### Given material

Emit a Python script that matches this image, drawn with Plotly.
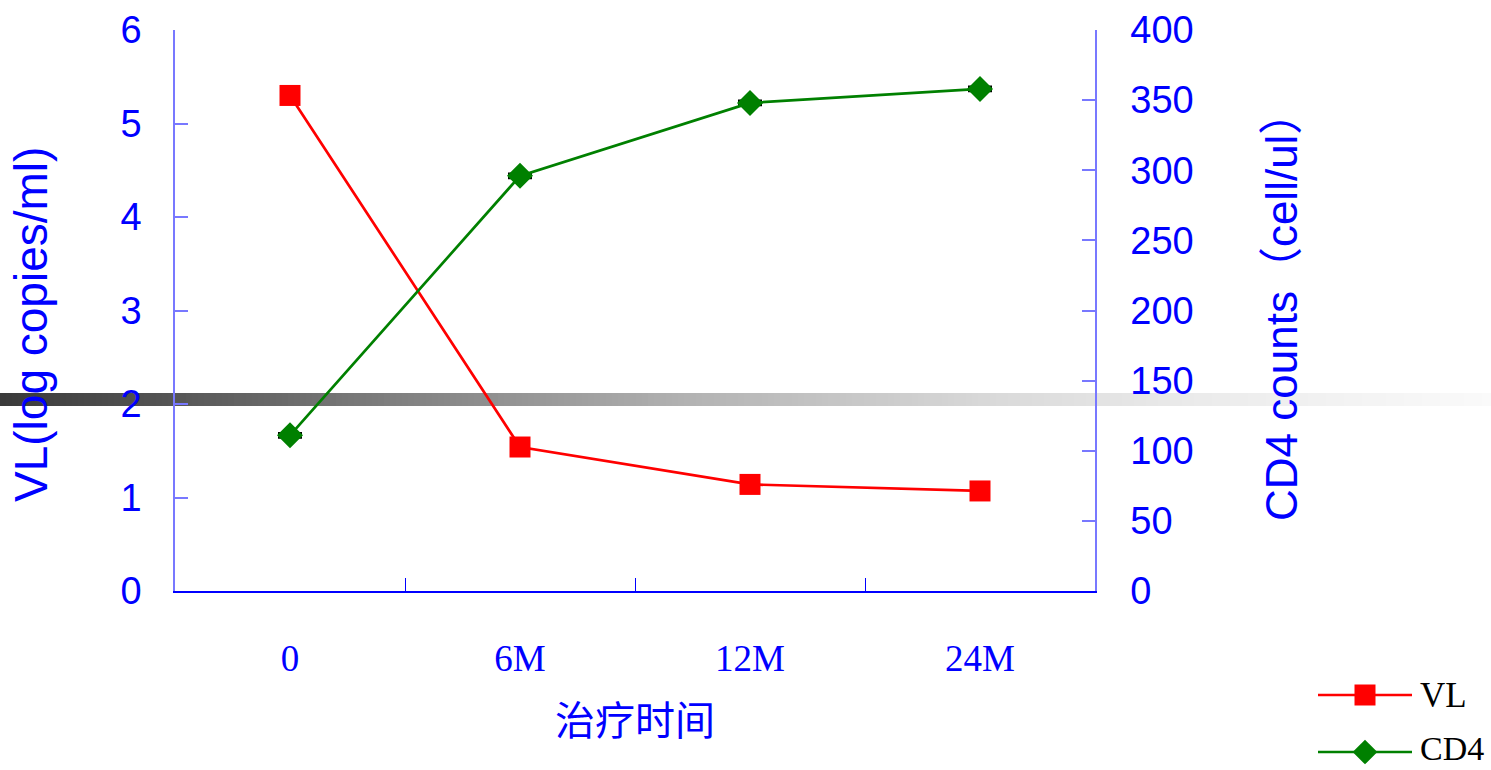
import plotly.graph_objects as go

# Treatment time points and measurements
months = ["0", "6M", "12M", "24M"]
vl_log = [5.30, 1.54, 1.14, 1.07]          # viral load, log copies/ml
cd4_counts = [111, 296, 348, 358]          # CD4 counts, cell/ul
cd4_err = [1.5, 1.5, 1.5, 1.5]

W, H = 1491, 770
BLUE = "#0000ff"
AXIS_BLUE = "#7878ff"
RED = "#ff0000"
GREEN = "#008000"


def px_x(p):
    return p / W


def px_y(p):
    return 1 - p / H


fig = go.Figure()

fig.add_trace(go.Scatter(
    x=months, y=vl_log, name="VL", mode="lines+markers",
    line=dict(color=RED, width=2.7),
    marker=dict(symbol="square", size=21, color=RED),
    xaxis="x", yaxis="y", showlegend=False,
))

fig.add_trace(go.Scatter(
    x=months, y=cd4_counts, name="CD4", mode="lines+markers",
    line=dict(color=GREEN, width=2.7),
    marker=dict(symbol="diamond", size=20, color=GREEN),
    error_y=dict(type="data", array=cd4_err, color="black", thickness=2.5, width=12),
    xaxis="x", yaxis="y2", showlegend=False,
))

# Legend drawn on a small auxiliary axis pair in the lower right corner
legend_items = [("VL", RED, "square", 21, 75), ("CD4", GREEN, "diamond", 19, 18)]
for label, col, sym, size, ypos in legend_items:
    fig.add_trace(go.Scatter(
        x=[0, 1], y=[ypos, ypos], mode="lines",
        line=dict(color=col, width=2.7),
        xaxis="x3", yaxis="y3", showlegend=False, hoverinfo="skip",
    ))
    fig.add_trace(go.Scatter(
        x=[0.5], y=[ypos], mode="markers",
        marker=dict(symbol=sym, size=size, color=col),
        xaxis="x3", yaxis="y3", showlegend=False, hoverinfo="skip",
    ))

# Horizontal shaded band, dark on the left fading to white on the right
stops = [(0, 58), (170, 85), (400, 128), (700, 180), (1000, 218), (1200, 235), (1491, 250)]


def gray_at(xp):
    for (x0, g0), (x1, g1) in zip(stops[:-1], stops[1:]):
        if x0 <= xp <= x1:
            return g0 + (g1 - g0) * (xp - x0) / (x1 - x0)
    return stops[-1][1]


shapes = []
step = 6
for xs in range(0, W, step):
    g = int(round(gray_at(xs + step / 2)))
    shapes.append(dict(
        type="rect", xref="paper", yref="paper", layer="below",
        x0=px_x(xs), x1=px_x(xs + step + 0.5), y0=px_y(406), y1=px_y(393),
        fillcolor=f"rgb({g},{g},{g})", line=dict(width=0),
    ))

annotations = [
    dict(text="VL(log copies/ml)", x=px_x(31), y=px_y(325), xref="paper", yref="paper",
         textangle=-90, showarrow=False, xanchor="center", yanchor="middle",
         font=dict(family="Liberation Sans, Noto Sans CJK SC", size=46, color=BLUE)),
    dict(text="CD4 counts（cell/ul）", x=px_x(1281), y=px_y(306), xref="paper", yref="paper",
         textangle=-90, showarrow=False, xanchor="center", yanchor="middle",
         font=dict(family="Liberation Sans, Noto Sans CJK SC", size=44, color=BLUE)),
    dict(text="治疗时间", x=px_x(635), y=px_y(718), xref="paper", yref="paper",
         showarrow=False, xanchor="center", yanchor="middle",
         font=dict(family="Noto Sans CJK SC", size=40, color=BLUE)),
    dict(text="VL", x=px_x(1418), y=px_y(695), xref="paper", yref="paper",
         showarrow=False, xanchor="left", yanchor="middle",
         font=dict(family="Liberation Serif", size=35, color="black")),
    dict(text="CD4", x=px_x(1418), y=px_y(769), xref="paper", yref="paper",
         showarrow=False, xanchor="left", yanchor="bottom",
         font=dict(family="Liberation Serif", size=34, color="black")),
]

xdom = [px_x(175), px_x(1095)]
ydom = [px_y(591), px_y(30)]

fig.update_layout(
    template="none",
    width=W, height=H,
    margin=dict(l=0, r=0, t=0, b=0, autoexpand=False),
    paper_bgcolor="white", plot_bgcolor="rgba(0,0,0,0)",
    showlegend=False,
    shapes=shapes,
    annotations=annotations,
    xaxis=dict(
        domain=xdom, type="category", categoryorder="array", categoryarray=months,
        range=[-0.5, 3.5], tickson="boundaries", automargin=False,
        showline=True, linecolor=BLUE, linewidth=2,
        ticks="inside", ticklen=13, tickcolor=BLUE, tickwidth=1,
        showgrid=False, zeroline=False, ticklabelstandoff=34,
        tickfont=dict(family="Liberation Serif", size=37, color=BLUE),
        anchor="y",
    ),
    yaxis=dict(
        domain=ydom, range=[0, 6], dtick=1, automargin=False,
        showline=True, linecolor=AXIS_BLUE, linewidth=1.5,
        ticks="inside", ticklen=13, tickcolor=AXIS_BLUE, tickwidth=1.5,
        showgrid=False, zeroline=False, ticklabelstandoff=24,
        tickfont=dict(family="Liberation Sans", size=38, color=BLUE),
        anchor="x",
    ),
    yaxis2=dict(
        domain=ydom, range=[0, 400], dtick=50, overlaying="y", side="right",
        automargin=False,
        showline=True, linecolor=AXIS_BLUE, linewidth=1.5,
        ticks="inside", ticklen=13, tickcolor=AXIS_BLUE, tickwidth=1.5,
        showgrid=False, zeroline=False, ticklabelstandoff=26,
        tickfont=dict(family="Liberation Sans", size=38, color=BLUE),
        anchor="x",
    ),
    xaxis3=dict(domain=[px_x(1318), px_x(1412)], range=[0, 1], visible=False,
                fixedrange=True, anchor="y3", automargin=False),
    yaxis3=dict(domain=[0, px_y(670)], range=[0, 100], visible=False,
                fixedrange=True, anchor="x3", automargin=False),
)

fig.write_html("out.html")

### Written request
Leave the pictures out and please restate exactly the lines running from the start of the material through the one with "import plotly.graph_objects as go".

### Expected answer
Emit a Python script that matches this image, drawn with Plotly.
import plotly.graph_objects as go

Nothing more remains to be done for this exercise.